Our past often defines who we are and is how we understand and view the events of our lives.

July 17, 2017

Monday of the Fifteenth Week in Ordinary Time

Lectionary: 389

EX 1:8-14, 22

PS 124:1B-3, 4-6, 7-8

MT 10:34—11:1


Our past often defines who we are and is how we understand and view the events of our lives.   There are two dangers though.  The first is that we live only in the past and never advance in our understanding.  Tradition just for the sake of tradition is something that simply stagnates growth and prevents innovation.  The other mistake is just as bad, if not worse.   That mistake is to ignore all of our past and only focus on the now.   We must learn from our past if we are to have a better future.   Too often we forget not only who we were, but who we are now, and that prevents us from becoming who we were created to be.


The story of the Israelites in Egypt is one that had powerful beginnings.  Joseph rose to power with Pharaoh and his people were living in prosperity.   Then came new rulers who didn’t know the past, didn’t know the history.  They put the Egyptians into slavery and forced them to work for them, even killing their children to keep them from becoming more powerful and taking over.  The problem is that often when people are persecuted and oppressed it’s not just their captors who forget who they are, they themselves begin to question their own worth.  When we hear the story of the Exodus in the next few weeks we will see the Israelites forgetting what freedom is and longing to be back in Egypt with its flesh pots and comforts.

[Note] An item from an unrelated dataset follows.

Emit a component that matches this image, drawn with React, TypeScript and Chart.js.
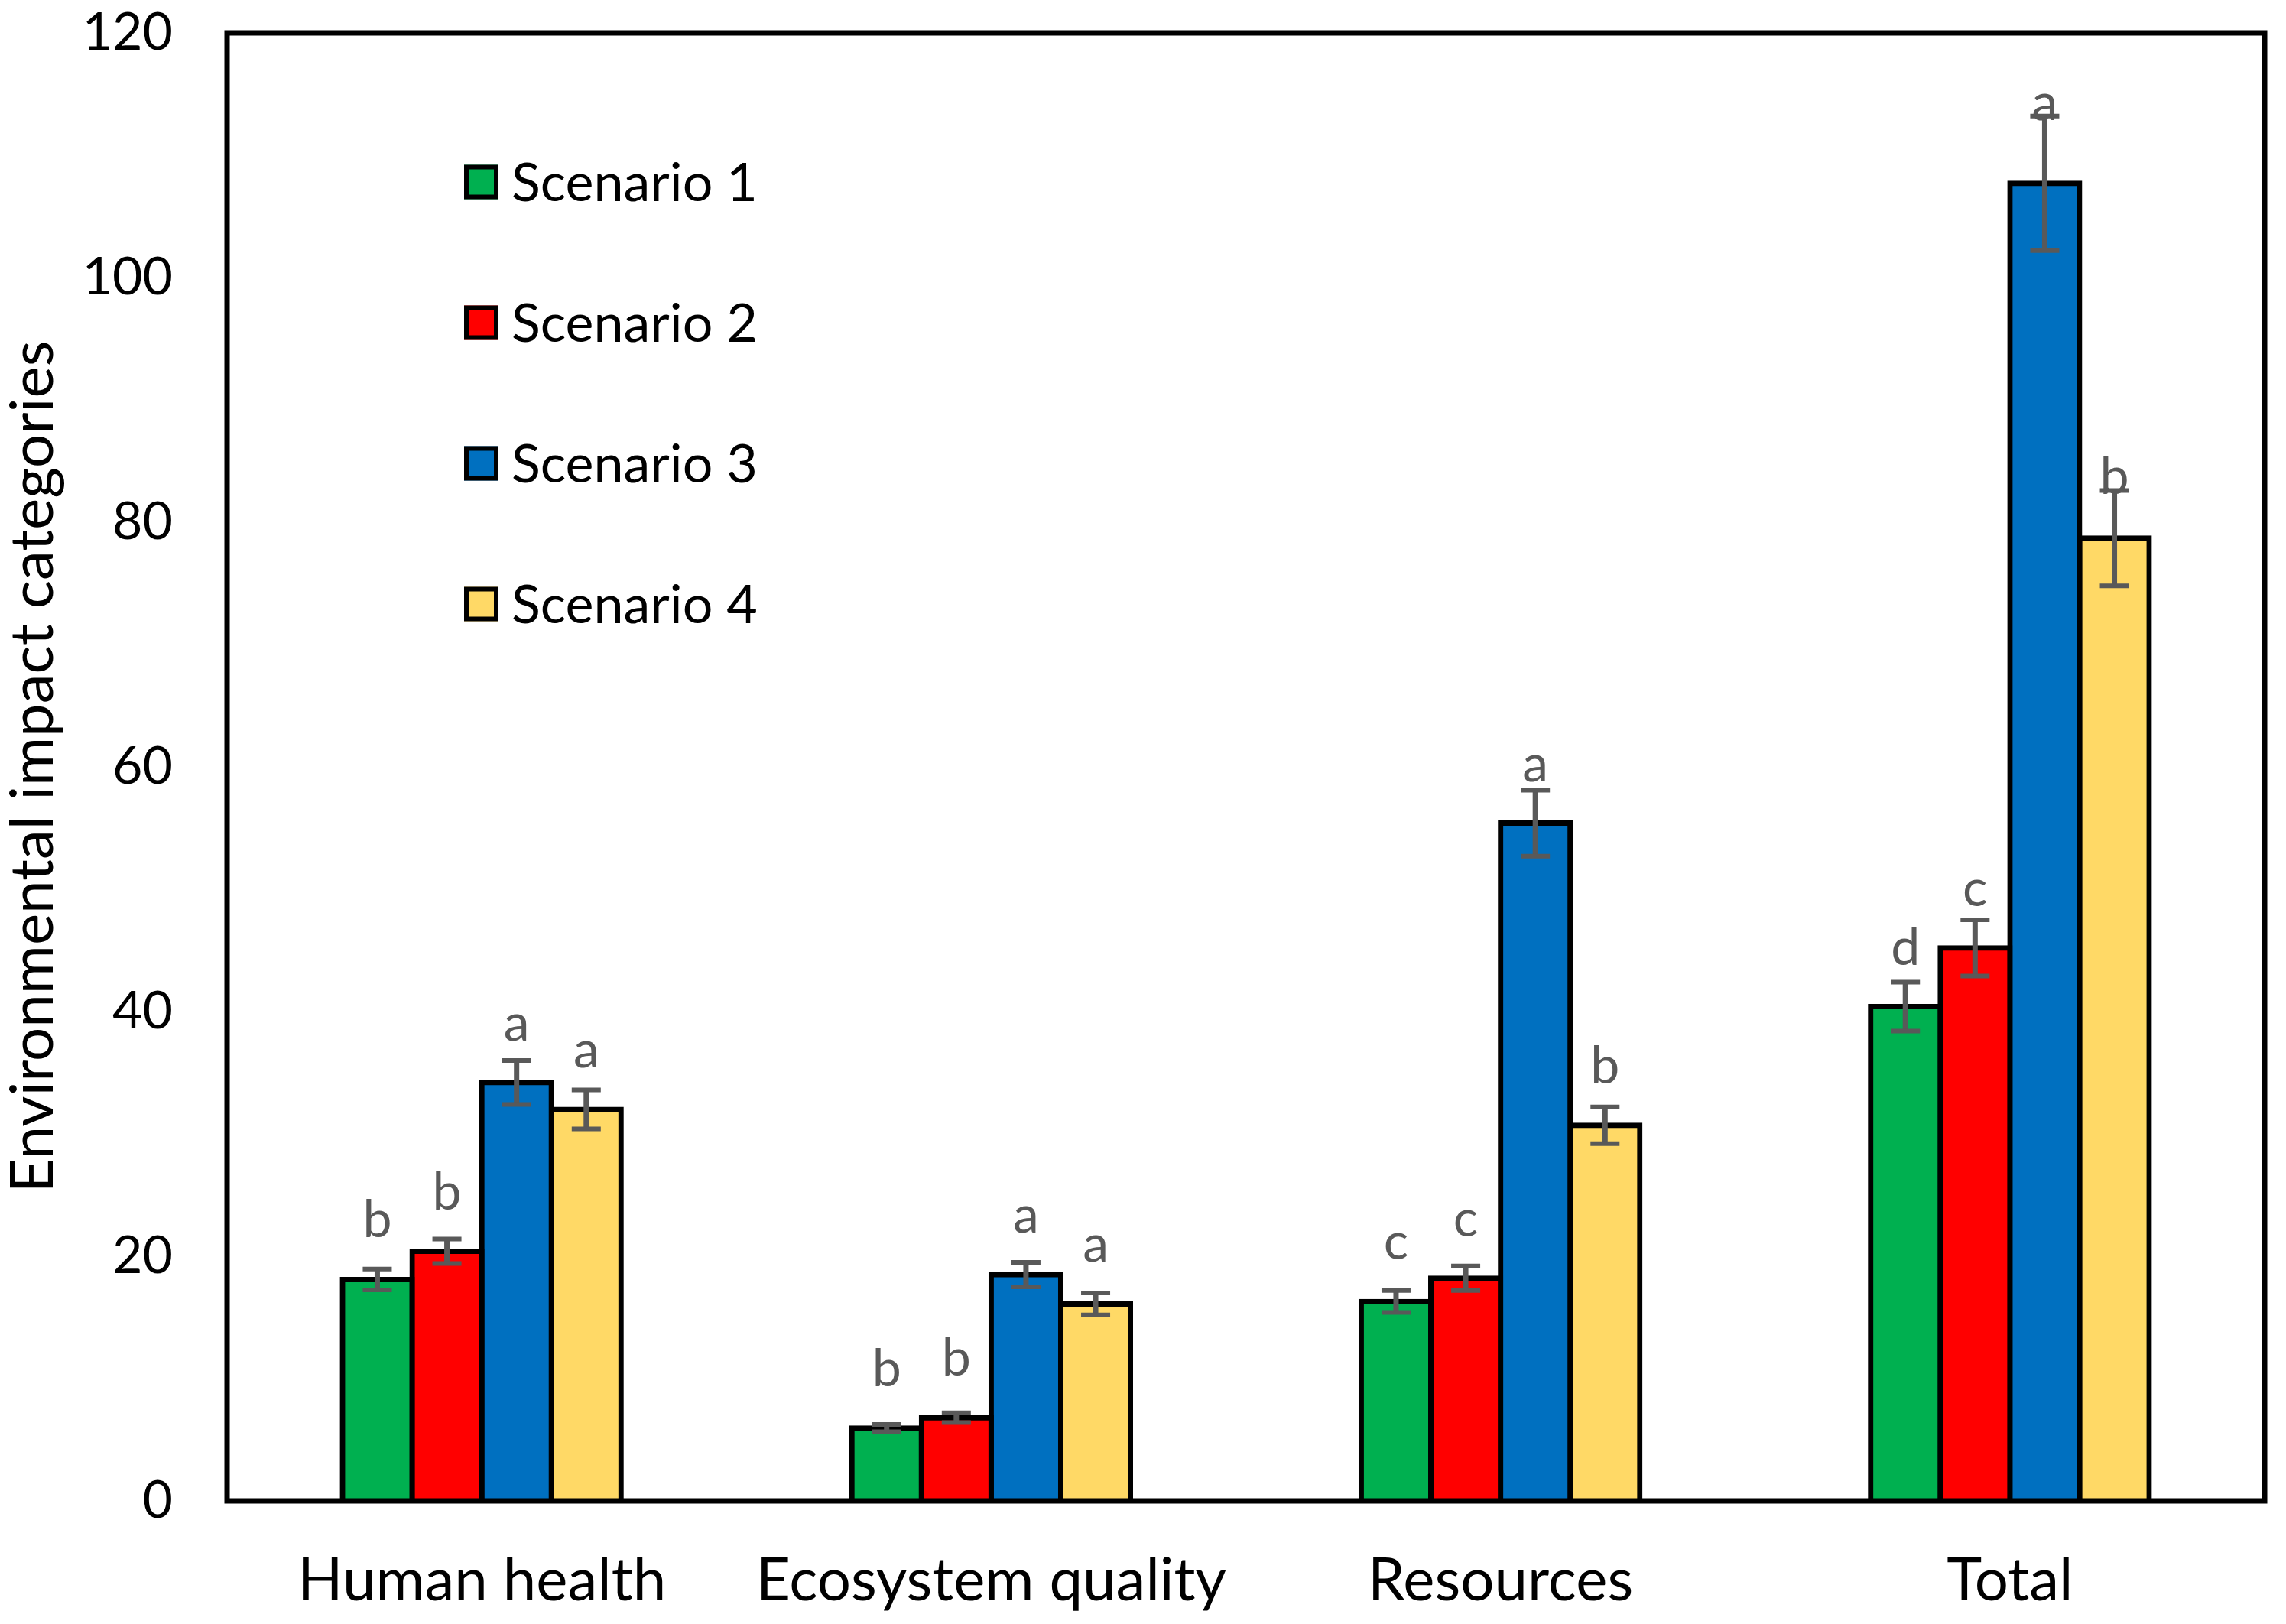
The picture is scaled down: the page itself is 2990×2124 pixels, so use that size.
import React, { useEffect, useRef } from "react";
import { Chart, registerables } from "chart.js";

Chart.register(...registerables);

const categories = ["Human health", "Ecosystem quality", "Resources", "Total"];
const seriesNames = ["Scenario 1", "Scenario 2", "Scenario 3", "Scenario 4"];
const seriesColors = ["#00B050", "#FF0000", "#0070C0", "#FFD966"];

const scenario1 = [18.1, 5.95, 16.3, 40.4];
const scenario2 = [20.4, 6.8, 18.2, 45.2];
const scenario3 = [34.2, 18.5, 55.4, 107.7];
const scenario4 = [32.0, 16.1, 30.7, 78.7];

const error1 = [0.85, 0.3, 0.9, 2.0];
const error2 = [1.0, 0.4, 1.0, 2.3];
const error3 = [1.8, 1.0, 2.7, 5.5];
const error4 = [1.6, 0.9, 1.5, 3.9];

const letters1 = ["b", "b", "c", "d"];
const letters2 = ["b", "b", "c", "c"];
const letters3 = ["a", "a", "a", "a"];
const letters4 = ["a", "a", "b", "b"];

const yTickValues = [0, 20, 40, 60, 80, 100, 120];
const yTitle = "Environmental impact categories";

const seriesValues = [scenario1, scenario2, scenario3, scenario4];
const seriesErrors = [error1, error2, error3, error4];
const seriesLetters = [letters1, letters2, letters3, letters4];

const FONT = "Lato, 'Open Sans', sans-serif";

const overlayPlugin = {
  id: "overlay",
  afterDatasetsDraw(chart: any) {
    const { ctx, chartArea, scales } = chart;
    const y = scales.y;
    ctx.save();
    // error bars and letters
    chart.data.datasets.forEach((ds: any, di: number) => {
      const meta = chart.getDatasetMeta(di);
      meta.data.forEach((bar: any, i: number) => {
        const v = ds.data[i];
        const e = seriesErrors[di][i];
        const x = bar.x;
        const yTop = y.getPixelForValue(v + e);
        const yBot = y.getPixelForValue(v - e);
        ctx.strokeStyle = "#595959";
        ctx.lineCap = "butt";
        ctx.lineWidth = 7;
        ctx.beginPath();
        ctx.moveTo(x, yTop);
        ctx.lineTo(x, yBot);
        ctx.stroke();
        ctx.lineWidth = 6;
        ctx.beginPath();
        ctx.moveTo(x - 19, yTop);
        ctx.lineTo(x + 19, yTop);
        ctx.moveTo(x - 19, yBot);
        ctx.lineTo(x + 19, yBot);
        ctx.stroke();
        const ly = Math.min(bar.y - 55, yTop + 5);
        ctx.fillStyle = "#595959";
        ctx.font = `68px ${FONT}`;
        ctx.textAlign = "center";
        ctx.textBaseline = "alphabetic";
        ctx.fillText(seriesLetters[di][i], x, ly);
      });
    });
    // plot box
    ctx.strokeStyle = "#000";
    ctx.lineWidth = 7;
    ctx.strokeRect(
      chartArea.left,
      chartArea.top,
      chartArea.right - chartArea.left,
      chartArea.bottom - chartArea.top
    );
    // legend
    const legendX = 607;
    const legendTop = 238;
    const legendGap = 184;
    const box = 45;
    chart.data.datasets.forEach((ds: any, di: number) => {
      const cy = legendTop + di * legendGap;
      ctx.fillStyle = ds.backgroundColor;
      ctx.fillRect(legendX, cy - box / 2, box, box);
      ctx.strokeStyle = "#000";
      ctx.lineWidth = 6;
      ctx.strokeRect(legendX + 3, cy - box / 2 + 3, box - 6, box - 6);
      ctx.fillStyle = "#000";
      ctx.font = `70px ${FONT}`;
      ctx.textAlign = "left";
      ctx.textBaseline = "middle";
      ctx.fillText(ds.label, legendX + box + 17, cy + 2);
    });
    // y title
    ctx.save();
    ctx.translate(44, (chartArea.top + chartArea.bottom) / 2);
    ctx.rotate(-Math.PI / 2);
    ctx.fillStyle = "#000";
    ctx.font = `78px ${FONT}`;
    ctx.textAlign = "center";
    ctx.textBaseline = "middle";
    ctx.fillText(yTitle, 0, 0);
    ctx.restore();
    ctx.restore();
  },
};

export default function App() {
  const canvasRef = useRef<HTMLCanvasElement | null>(null);

  useEffect(() => {
    document.body.style.margin = "0";
    document.body.style.overflow = "hidden";
    const canvas = canvasRef.current;
    if (!canvas) return;
    const chart = new Chart(canvas, {
      type: "bar",
      data: {
        labels: categories,
        datasets: seriesNames.map((name, di) => ({
          label: name,
          data: seriesValues[di],
          backgroundColor: seriesColors[di],
          borderColor: "#000",
          borderWidth: 7,
          inflateAmount: 3.5,
          borderSkipped: "start",
          barPercentage: 1.0,
          categoryPercentage: 0.547,
        })),
      },
      options: {
        animation: false,
        responsive: false,
        devicePixelRatio: 1,
        layout: { padding: { top: 43, right: 28, left: 0, bottom: 0 } },
        plugins: {
          legend: { display: false },
          tooltip: { enabled: false },
        },
        scales: {
          x: {
            grid: { display: false, drawTicks: false, tickLength: 0 },
            border: { display: false },
            ticks: {
              color: "#000",
              font: { family: FONT, size: 78 },
              padding: 58,
              maxRotation: 0,
              autoSkip: false,
            },
            afterFit(scale: any) {
              scale.height = 161;
              scale.paddingLeft = 0;
              scale.paddingRight = 0;
            },
          },
          y: {
            min: 0,
            max: 120,
            grid: { display: false, drawTicks: false, tickLength: 0 },
            border: { display: false },
            afterBuildTicks(scale: any) {
              scale.ticks = yTickValues.map((v) => ({ value: v }));
            },
            ticks: {
              color: "#000",
              font: { family: FONT, size: 68 },
              padding: 71,
            },
            afterFit(scale: any) {
              scale.width = 297;
              scale.paddingTop = 0;
              scale.paddingBottom = 0;
            },
          },
        },
      },
      plugins: [overlayPlugin],
    });
    return () => chart.destroy();
  }, []);

  return (
    <div style={{ width: 2990, height: 2124, background: "#fff" }}>
      <canvas
        ref={canvasRef}
        width={2990}
        height={2124}
        style={{ width: 2990, height: 2124, display: "block" }}
      />
    </div>
  );
}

I think we Christians have done much the same in today’s society.   We’ve become so much a part of the daily life that we have separated ourselves in many cases from the Church of the first Christians, and have forgotten who we were.   We also have taken on the characteristics of the world and allowed in many denominations the religion to become so much like the worldly desires and passions of the flesh that you can scarcely tell who the Christian is and who the non-Christian is.  They all begin to look just like each other.  Becoming Christ like is not something that only happens after death.  It’s something we should be trying to do now, here, every moment of our lives.  


Just like the Israelites in the desert, we find that our flesh desires comfort, so much so that we forget the beauty of what Christ has given us.  We reject the food from the Heavens for the more familiar food of our youth and our comforts.   It becomes a habit to the point that we would rather be at a baseball game than at Church.  Our friends pressure us to do this or that, it’s just one more drink!  Loosen up, you can miss Church one weekend!  Why do you gotta be so strict, live a little! That’s exactly what Jesus is reminding us to steel ourselves for in the Gospel.  When we reject the morality of the world, when we begin to try to live authentic lives of piety and good works, it drives a wedge between ourselves and the fleshpots of our own Egypts.  The question is: are we going to follow Jesus in our Exodus to freedom?  Or are we going to mope around in the desert of this world missing the things of our past?